Monday, April 30, 2007; A15
Sen. Chuck Hagel returned from his fifth visit to Iraq to become one of two Republicans to join Senate Democrats in voting Thursday to begin withdrawal of U.S. troops. It was not an easy vote for a conservative GOP regular and faithful supporter of President George W. Bush's other policies. A few days earlier, Hagel sat down with me and painted a bleak picture of the war and U.S. policy.
Over a dozen years, I have had many such conversations with Hagel, but not for quotation. This time, I asked him to go on the record about his assessment of what the "surge" has accomplished. In language more blunt than his prepared speeches and articles, he described Iraq as "coming undone," with its regime "weaker by the day." He deplored the Bush administration's failure to craft a coherent Middle East policy, blaming the influence of deputy national security adviser Elliott Abrams.

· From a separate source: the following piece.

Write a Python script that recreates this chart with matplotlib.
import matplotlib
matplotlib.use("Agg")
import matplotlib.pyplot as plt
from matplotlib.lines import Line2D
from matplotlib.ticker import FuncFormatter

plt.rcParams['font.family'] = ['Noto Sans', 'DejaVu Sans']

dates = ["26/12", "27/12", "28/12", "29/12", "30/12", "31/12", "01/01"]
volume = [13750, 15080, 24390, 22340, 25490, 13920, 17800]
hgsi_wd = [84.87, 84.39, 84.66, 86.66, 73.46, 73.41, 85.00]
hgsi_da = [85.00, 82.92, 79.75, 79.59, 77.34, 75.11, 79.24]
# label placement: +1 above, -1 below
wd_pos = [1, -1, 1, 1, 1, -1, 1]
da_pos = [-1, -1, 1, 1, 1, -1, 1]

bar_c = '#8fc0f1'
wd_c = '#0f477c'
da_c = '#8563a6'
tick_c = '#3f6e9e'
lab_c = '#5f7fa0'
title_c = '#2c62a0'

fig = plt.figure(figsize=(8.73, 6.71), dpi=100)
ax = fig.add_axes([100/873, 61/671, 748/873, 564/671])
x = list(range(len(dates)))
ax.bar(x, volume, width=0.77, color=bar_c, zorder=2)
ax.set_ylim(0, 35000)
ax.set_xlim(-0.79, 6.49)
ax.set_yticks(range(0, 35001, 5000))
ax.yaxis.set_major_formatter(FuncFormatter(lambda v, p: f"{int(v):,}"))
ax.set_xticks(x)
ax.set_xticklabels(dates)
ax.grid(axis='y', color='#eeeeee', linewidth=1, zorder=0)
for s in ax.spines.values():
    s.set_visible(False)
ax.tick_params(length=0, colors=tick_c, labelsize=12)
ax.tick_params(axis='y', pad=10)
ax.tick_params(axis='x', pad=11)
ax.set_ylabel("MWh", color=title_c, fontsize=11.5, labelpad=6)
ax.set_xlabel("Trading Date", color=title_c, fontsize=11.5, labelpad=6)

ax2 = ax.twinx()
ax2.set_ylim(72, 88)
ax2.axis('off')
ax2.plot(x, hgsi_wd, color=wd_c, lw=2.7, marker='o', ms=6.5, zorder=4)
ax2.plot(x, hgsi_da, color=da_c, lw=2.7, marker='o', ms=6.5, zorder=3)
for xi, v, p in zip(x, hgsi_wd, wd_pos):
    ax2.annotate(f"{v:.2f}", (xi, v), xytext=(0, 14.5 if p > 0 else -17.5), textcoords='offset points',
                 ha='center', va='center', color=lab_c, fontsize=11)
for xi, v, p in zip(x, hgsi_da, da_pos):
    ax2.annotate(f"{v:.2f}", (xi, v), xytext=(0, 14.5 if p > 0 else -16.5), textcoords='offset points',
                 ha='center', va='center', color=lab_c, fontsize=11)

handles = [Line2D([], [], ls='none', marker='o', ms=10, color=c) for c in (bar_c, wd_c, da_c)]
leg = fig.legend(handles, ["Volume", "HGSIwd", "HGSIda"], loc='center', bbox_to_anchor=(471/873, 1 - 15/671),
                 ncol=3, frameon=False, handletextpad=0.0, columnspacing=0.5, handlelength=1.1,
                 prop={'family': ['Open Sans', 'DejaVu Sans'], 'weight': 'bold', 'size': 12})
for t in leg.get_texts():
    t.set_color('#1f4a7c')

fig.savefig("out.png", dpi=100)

Hagel faces a political paradox as he ponders a career decision -- whether to run for president, to seek reelection next year or to get out of elective politics. His harsh assessment resonates with many Republicans who believe Bush's war policy has led the party to disaster. Yet that message faces rejection from GOP primary voters, and he is under attack from the right at home in Nebraska (with Jon Bruning, the state's 38-year-old Republican attorney general, threatening to run against him).
After his latest visit to Iraq, with stops in Baghdad, Fallujah and Ramadi, Hagel told me: "This thing is really coming undone quickly, and [Prime Minister] Maliki's government is weaker by the day. The police are corrupt, top to bottom. The oil problem is a huge problem. They still can't get anything through the parliament -- no hydrocarbon law, no de-Baathification law, no provincial elections," which are needed to bring Sunnis into the governing process.
The regional problem, as described by Hagel, is a U.S. policy breakdown with the failure to engage Iran and Syria. "I do know that there are a number of Israelis who would like to engage Syria," said Hagel. "They have said that Elliott Abrams keeps pushing them back." He quoted foreign ministers, ambassadors and former U.S. officials as saying that they believe Abrams "is making policy in the Middle East."
Hagel certainly is no peace-now zealot. "We're not going to precipitously pull out," he told me. "We have [national] interests in Iraq." While he asserted that "we can't get out by the end of the year," he called for "pulling some of our guys out -- not all of them, but you've got to get them out of [Baghdad] at least, get them out of the middle of civil war." If not, Hagel said, "then the prospects of the Republican Party are very dim next year."
What about claims by proponents of the Iraqi intervention that failure to stop the terrorists in Iraq will open the door to them in the American homeland?
"That's nonsense," Hagel replied. "I've never believed that. That's the same kind of rhetoric and thinking that neocons used to get us into this mess and everything that [Donald] Rumsfeld, [Paul] Wolfowitz, [Richard] Perle, [Douglas] Feith and the vice president all said. Nothing turned out the way they said it would."
It is "nonsense," Hagel said, because "Iraq is not embroiled in a terrorist war today." Hagel, a member of the Senate Intelligence Committee, cited "national intelligence" attributing "maybe 10 percent" of the insurgency and violence to al-Qaeda. Indeed, he described Shiites, Sunnis and Kurds as opposed to al-Qaeda: "They don't like the terrorists. What's happened in Anbar province is the tribes are finally starting to connect with us because al-Qaeda started killing some of their leadership and threatening their people. So the tribes now are at war with al-Qaeda."
"So," said Hagel, "when I hear people say, 'Well, if we leave them to that, it will be chaos' -- what do you think is going on now? Scaring the American people into this blind alley is so dangerous."
These judgments come from someone credited with rebuilding Nebraska's Republican Party and who has earned a lifetime conservative voting rating of 85.2 percent from the American Conservative Union. Hagel represents millions of Republicans who are repelled by the Democrats' personal assault on President Bush but are deeply unhappy about his course in Iraq.